• [The request] Give every line of the material again, exactly as written.
______________________________
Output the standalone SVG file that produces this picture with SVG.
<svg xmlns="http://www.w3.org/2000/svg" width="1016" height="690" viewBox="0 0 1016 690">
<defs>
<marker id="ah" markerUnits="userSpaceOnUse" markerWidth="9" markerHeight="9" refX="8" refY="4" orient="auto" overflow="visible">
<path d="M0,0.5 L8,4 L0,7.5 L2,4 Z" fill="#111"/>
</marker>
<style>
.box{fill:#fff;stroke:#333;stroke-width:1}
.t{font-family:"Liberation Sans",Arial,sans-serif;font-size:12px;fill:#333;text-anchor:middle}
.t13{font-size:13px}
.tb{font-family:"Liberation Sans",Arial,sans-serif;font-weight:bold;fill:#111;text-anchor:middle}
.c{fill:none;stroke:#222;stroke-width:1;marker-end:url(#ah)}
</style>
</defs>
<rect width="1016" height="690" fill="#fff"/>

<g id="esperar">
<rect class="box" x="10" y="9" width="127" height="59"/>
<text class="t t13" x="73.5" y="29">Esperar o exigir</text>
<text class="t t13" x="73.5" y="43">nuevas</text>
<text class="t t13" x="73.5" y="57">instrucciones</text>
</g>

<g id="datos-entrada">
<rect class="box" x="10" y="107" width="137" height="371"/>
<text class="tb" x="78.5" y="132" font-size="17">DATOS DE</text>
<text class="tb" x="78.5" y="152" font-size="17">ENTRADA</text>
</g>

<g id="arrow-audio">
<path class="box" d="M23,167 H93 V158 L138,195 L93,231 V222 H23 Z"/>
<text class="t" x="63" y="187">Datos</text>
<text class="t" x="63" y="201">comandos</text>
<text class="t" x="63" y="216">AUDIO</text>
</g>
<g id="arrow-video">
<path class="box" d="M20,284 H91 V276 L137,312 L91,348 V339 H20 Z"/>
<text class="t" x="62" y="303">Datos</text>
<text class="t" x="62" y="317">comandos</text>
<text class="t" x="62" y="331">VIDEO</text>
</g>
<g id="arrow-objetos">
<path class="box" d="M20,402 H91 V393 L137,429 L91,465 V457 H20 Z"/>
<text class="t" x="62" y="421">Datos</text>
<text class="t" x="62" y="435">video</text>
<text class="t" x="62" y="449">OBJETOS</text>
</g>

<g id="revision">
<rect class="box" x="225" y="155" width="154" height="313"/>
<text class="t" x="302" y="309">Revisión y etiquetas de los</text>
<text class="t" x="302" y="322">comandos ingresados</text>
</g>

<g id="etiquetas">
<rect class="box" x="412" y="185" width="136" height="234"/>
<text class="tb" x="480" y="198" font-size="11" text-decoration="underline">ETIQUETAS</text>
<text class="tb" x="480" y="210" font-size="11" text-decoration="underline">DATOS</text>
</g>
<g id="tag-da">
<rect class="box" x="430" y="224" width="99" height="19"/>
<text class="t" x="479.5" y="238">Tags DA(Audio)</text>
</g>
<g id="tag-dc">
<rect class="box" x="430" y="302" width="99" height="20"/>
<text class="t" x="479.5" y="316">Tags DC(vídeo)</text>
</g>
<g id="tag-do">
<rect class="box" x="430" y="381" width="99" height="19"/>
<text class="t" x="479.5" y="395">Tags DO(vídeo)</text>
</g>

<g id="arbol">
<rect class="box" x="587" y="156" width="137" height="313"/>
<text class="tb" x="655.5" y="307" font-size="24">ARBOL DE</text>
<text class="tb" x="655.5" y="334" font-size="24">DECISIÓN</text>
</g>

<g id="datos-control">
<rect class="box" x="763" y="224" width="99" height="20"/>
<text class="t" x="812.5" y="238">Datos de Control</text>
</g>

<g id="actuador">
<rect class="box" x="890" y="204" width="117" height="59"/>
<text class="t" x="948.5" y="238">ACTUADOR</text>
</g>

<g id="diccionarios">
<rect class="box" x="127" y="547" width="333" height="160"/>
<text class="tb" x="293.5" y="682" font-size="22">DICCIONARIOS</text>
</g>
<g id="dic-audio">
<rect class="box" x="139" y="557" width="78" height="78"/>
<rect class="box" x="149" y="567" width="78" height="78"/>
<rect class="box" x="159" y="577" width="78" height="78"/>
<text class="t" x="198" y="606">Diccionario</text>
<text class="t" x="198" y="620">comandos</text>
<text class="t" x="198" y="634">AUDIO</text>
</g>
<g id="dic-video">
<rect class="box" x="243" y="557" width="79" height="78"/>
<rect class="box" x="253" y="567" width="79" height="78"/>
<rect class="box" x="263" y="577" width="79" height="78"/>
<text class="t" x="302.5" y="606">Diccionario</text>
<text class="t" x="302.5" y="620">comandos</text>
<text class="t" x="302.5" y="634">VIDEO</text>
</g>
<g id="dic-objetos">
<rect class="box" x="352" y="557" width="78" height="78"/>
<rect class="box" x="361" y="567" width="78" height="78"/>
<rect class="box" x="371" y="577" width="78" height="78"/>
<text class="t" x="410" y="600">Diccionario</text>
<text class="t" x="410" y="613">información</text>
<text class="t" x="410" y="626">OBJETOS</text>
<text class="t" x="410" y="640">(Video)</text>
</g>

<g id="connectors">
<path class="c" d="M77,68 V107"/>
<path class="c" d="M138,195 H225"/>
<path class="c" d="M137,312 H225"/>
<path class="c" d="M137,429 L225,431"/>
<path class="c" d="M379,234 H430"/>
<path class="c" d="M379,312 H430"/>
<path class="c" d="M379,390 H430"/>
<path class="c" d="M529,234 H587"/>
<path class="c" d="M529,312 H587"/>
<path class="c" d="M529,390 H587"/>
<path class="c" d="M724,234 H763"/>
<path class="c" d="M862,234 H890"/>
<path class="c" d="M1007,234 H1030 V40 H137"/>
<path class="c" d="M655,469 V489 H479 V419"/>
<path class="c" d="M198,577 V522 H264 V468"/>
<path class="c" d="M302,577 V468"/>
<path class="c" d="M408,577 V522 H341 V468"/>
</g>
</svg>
______________________________
• [Complete response]
Output the standalone SVG file that produces this picture with SVG.
<svg xmlns="http://www.w3.org/2000/svg" width="1016" height="690" viewBox="0 0 1016 690">
<defs>
<marker id="ah" markerUnits="userSpaceOnUse" markerWidth="9" markerHeight="9" refX="8" refY="4" orient="auto" overflow="visible">
<path d="M0,0.5 L8,4 L0,7.5 L2,4 Z" fill="#111"/>
</marker>
<style>
.box{fill:#fff;stroke:#333;stroke-width:1}
.t{font-family:"Liberation Sans",Arial,sans-serif;font-size:12px;fill:#333;text-anchor:middle}
.t13{font-size:13px}
.tb{font-family:"Liberation Sans",Arial,sans-serif;font-weight:bold;fill:#111;text-anchor:middle}
.c{fill:none;stroke:#222;stroke-width:1;marker-end:url(#ah)}
</style>
</defs>
<rect width="1016" height="690" fill="#fff"/>

<g id="esperar">
<rect class="box" x="10" y="9" width="127" height="59"/>
<text class="t t13" x="73.5" y="29">Esperar o exigir</text>
<text class="t t13" x="73.5" y="43">nuevas</text>
<text class="t t13" x="73.5" y="57">instrucciones</text>
</g>

<g id="datos-entrada">
<rect class="box" x="10" y="107" width="137" height="371"/>
<text class="tb" x="78.5" y="132" font-size="17">DATOS DE</text>
<text class="tb" x="78.5" y="152" font-size="17">ENTRADA</text>
</g>

<g id="arrow-audio">
<path class="box" d="M23,167 H93 V158 L138,195 L93,231 V222 H23 Z"/>
<text class="t" x="63" y="187">Datos</text>
<text class="t" x="63" y="201">comandos</text>
<text class="t" x="63" y="216">AUDIO</text>
</g>
<g id="arrow-video">
<path class="box" d="M20,284 H91 V276 L137,312 L91,348 V339 H20 Z"/>
<text class="t" x="62" y="303">Datos</text>
<text class="t" x="62" y="317">comandos</text>
<text class="t" x="62" y="331">VIDEO</text>
</g>
<g id="arrow-objetos">
<path class="box" d="M20,402 H91 V393 L137,429 L91,465 V457 H20 Z"/>
<text class="t" x="62" y="421">Datos</text>
<text class="t" x="62" y="435">video</text>
<text class="t" x="62" y="449">OBJETOS</text>
</g>

<g id="revision">
<rect class="box" x="225" y="155" width="154" height="313"/>
<text class="t" x="302" y="309">Revisión y etiquetas de los</text>
<text class="t" x="302" y="322">comandos ingresados</text>
</g>

<g id="etiquetas">
<rect class="box" x="412" y="185" width="136" height="234"/>
<text class="tb" x="480" y="198" font-size="11" text-decoration="underline">ETIQUETAS</text>
<text class="tb" x="480" y="210" font-size="11" text-decoration="underline">DATOS</text>
</g>
<g id="tag-da">
<rect class="box" x="430" y="224" width="99" height="19"/>
<text class="t" x="479.5" y="238">Tags DA(Audio)</text>
</g>
<g id="tag-dc">
<rect class="box" x="430" y="302" width="99" height="20"/>
<text class="t" x="479.5" y="316">Tags DC(vídeo)</text>
</g>
<g id="tag-do">
<rect class="box" x="430" y="381" width="99" height="19"/>
<text class="t" x="479.5" y="395">Tags DO(vídeo)</text>
</g>

<g id="arbol">
<rect class="box" x="587" y="156" width="137" height="313"/>
<text class="tb" x="655.5" y="307" font-size="24">ARBOL DE</text>
<text class="tb" x="655.5" y="334" font-size="24">DECISIÓN</text>
</g>

<g id="datos-control">
<rect class="box" x="763" y="224" width="99" height="20"/>
<text class="t" x="812.5" y="238">Datos de Control</text>
</g>

<g id="actuador">
<rect class="box" x="890" y="204" width="117" height="59"/>
<text class="t" x="948.5" y="238">ACTUADOR</text>
</g>

<g id="diccionarios">
<rect class="box" x="127" y="547" width="333" height="160"/>
<text class="tb" x="293.5" y="682" font-size="22">DICCIONARIOS</text>
</g>
<g id="dic-audio">
<rect class="box" x="139" y="557" width="78" height="78"/>
<rect class="box" x="149" y="567" width="78" height="78"/>
<rect class="box" x="159" y="577" width="78" height="78"/>
<text class="t" x="198" y="606">Diccionario</text>
<text class="t" x="198" y="620">comandos</text>
<text class="t" x="198" y="634">AUDIO</text>
</g>
<g id="dic-video">
<rect class="box" x="243" y="557" width="79" height="78"/>
<rect class="box" x="253" y="567" width="79" height="78"/>
<rect class="box" x="263" y="577" width="79" height="78"/>
<text class="t" x="302.5" y="606">Diccionario</text>
<text class="t" x="302.5" y="620">comandos</text>
<text class="t" x="302.5" y="634">VIDEO</text>
</g>
<g id="dic-objetos">
<rect class="box" x="352" y="557" width="78" height="78"/>
<rect class="box" x="361" y="567" width="78" height="78"/>
<rect class="box" x="371" y="577" width="78" height="78"/>
<text class="t" x="410" y="600">Diccionario</text>
<text class="t" x="410" y="613">información</text>
<text class="t" x="410" y="626">OBJETOS</text>
<text class="t" x="410" y="640">(Video)</text>
</g>

<g id="connectors">
<path class="c" d="M77,68 V107"/>
<path class="c" d="M138,195 H225"/>
<path class="c" d="M137,312 H225"/>
<path class="c" d="M137,429 L225,431"/>
<path class="c" d="M379,234 H430"/>
<path class="c" d="M379,312 H430"/>
<path class="c" d="M379,390 H430"/>
<path class="c" d="M529,234 H587"/>
<path class="c" d="M529,312 H587"/>
<path class="c" d="M529,390 H587"/>
<path class="c" d="M724,234 H763"/>
<path class="c" d="M862,234 H890"/>
<path class="c" d="M1007,234 H1030 V40 H137"/>
<path class="c" d="M655,469 V489 H479 V419"/>
<path class="c" d="M198,577 V522 H264 V468"/>
<path class="c" d="M302,577 V468"/>
<path class="c" d="M408,577 V522 H341 V468"/>
</g>
</svg>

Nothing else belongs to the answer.